Local female Airbnb hosts welcomed over 912,000 guests last year while making up almost 50% of all hosts in Malaysia, with each host reporting an average of RM5,793.94 in annual income.
Goh added that the platform may not be able to break down barriers that women face both in the workplace and everyday life, and she hopes more women will take part in Visit Malaysia 2020.
“By creating a seamless online platform to enable offline connections, Airbnb is helping to digitise tourism for a more inclusive, accessible and sustainable way forward,” she said.
Also present at the panel discussion were Kakiseni president and WOMEN: girls founder Low Ngai Yuen, Bike with Elena founder and Airbnb Experience host Elena Shim, as well as Zafigo editor Eliza Thomas.

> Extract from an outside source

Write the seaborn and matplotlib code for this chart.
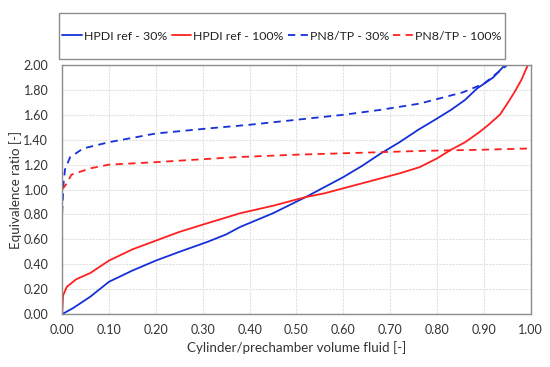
import numpy as np
import pandas as pd
import seaborn as sns
import matplotlib.pyplot as plt
from matplotlib.patches import Rectangle

# Curves
hpdi30_x = [0, 0.024, 0.04, 0.06, 0.08, 0.10, 0.15, 0.20, 0.25, 0.31, 0.35, 0.38, 0.45, 0.52, 0.56,
            0.60, 0.64, 0.68, 0.72, 0.76, 0.80, 0.83, 0.86, 0.885, 0.92, 0.945]
hpdi30_y = [0, 0.05, 0.09, 0.14, 0.20, 0.26, 0.35, 0.43, 0.50, 0.58, 0.64, 0.70, 0.81, 0.94, 1.02,
            1.10, 1.19, 1.29, 1.38, 1.48, 1.57, 1.64, 1.72, 1.81, 1.90, 2.00]

hpdi100_x = [0, 0.002, 0.01, 0.03, 0.06, 0.10, 0.15, 0.20, 0.25, 0.31, 0.38, 0.45, 0.52, 0.56, 0.60,
             0.64, 0.68, 0.72, 0.763, 0.80, 0.83, 0.86, 0.89, 0.91, 0.934, 0.95, 0.965, 0.98, 0.994]
hpdi100_y = [0.0, 0.15, 0.22, 0.28, 0.33, 0.43, 0.52, 0.59, 0.66, 0.73, 0.81, 0.87, 0.94, 0.97, 1.01,
             1.05, 1.09, 1.13, 1.18, 1.25, 1.32, 1.38, 1.46, 1.52, 1.60, 1.69, 1.78, 1.88, 2.00]

pn30_x = [0, 0.003, 0.006, 0.017, 0.045, 0.10, 0.20, 0.31, 0.40, 0.50, 0.60, 0.68, 0.763, 0.855, 0.90, 0.95]
pn30_y = [0.81, 1.05, 1.16, 1.26, 1.33, 1.38, 1.45, 1.49, 1.52, 1.56, 1.60, 1.64, 1.69, 1.78, 1.85, 2.00]

pn100_x = [0, 0.01, 0.02, 0.06, 0.10, 0.20, 0.37, 0.50, 0.68, 0.763, 0.90, 1.0]
pn100_y = [1.0, 1.05, 1.12, 1.17, 1.20, 1.22, 1.26, 1.28, 1.30, 1.31, 1.32, 1.33]

labels = ["HPDI ref - 30%", "HPDI ref - 100%", "PN8/TP - 30%", "PN8/TP - 100%"]
xticks = np.round(np.arange(0, 1.01, 0.1), 2)
yticks = np.round(np.arange(0, 2.01, 0.2), 2)

frames = []
for lab, xs, ys in zip(labels, [hpdi30_x, hpdi100_x, pn30_x, pn100_x],
                       [hpdi30_y, hpdi100_y, pn30_y, pn100_y]):
    frames.append(pd.DataFrame({"x": xs, "y": ys, "series": lab}))
df = pd.concat(frames, ignore_index=True)

sns.set_style("white")
plt.rcParams['font.family'] = ['Lato', 'DejaVu Sans']

blue = "#1530d8"
red = "#ff1f1f"
palette = {labels[0]: blue, labels[1]: red, labels[2]: blue, labels[3]: red}
dashes = {labels[0]: "", labels[1]: "", labels[2]: (4, 3), labels[3]: (4, 3)}

fig = plt.figure(figsize=(5.5, 3.67), dpi=100)
ax = fig.add_axes([0.113, 0.144, 0.852, 0.679])

sns.lineplot(data=df, x="x", y="y", hue="series", style="series", palette=palette,
             dashes=dashes, sort=False, estimator=None, linewidth=1.3, ax=ax, legend=False)

ax.set_xlim(0, 1)
ax.set_ylim(0, 2)
ax.set_xticks(xticks)
ax.set_yticks(yticks)
ax.set_xticklabels([f"{v:.2f}" for v in xticks], fontsize=9, color="#333333")
ax.set_yticklabels([f"{v:.2f}" for v in yticks], fontsize=9, color="#333333")
ax.tick_params(axis="both", length=0)
ax.tick_params(axis="y", pad=10)
ax.tick_params(axis="x", pad=7)
ax.grid(True, color="#e0e0e0", linestyle=(0, (2, 1)), linewidth=0.8)
for s in ax.spines.values():
    s.set_color("#8c8c8c")
    s.set_linewidth(1.0)
ax.set_xlabel("Cylinder/prechamber volume fluid [-]", fontsize=9.6, color="#333333", labelpad=4)
ax.set_ylabel("Equivalence ratio [-]", fontsize=9.6, color="#333333", labelpad=1)

# legend box above the plot
fig.patches.append(Rectangle((0.107, 0.839), 0.811, 0.125, transform=fig.transFigure,
                             facecolor="white", edgecolor="#8c8c8c", linewidth=1.0))
handles = [plt.Line2D([], [], color=palette[l], linewidth=1.3,
                      linestyle="-" if dashes[l] == "" else (0, (4, 3))) for l in labels]
fig.legend(handles, labels, loc="center", bbox_to_anchor=(0.5125, 0.9015), ncol=4,
           frameon=False, fontsize=8.9, handlelength=1.6, handletextpad=0.15,
           columnspacing=0.35, labelcolor="#222222")

fig.savefig("out.png", dpi=100)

The panel discussion was centred around women who spoke of safety concerns, cultural sensitivity and familial barriers that are faced by women who may want to participate in the digital tourism ecosystem.
Globally, women hosts on Airbnb have earned nearly US$32 billion (RM130.64 billion) since the company’s founding, and a total of US$12 billion in 2018 alone.
The United World Tourism Organisation has also reported that women make up for over 50% of the workforce in many countries’ tourism sector.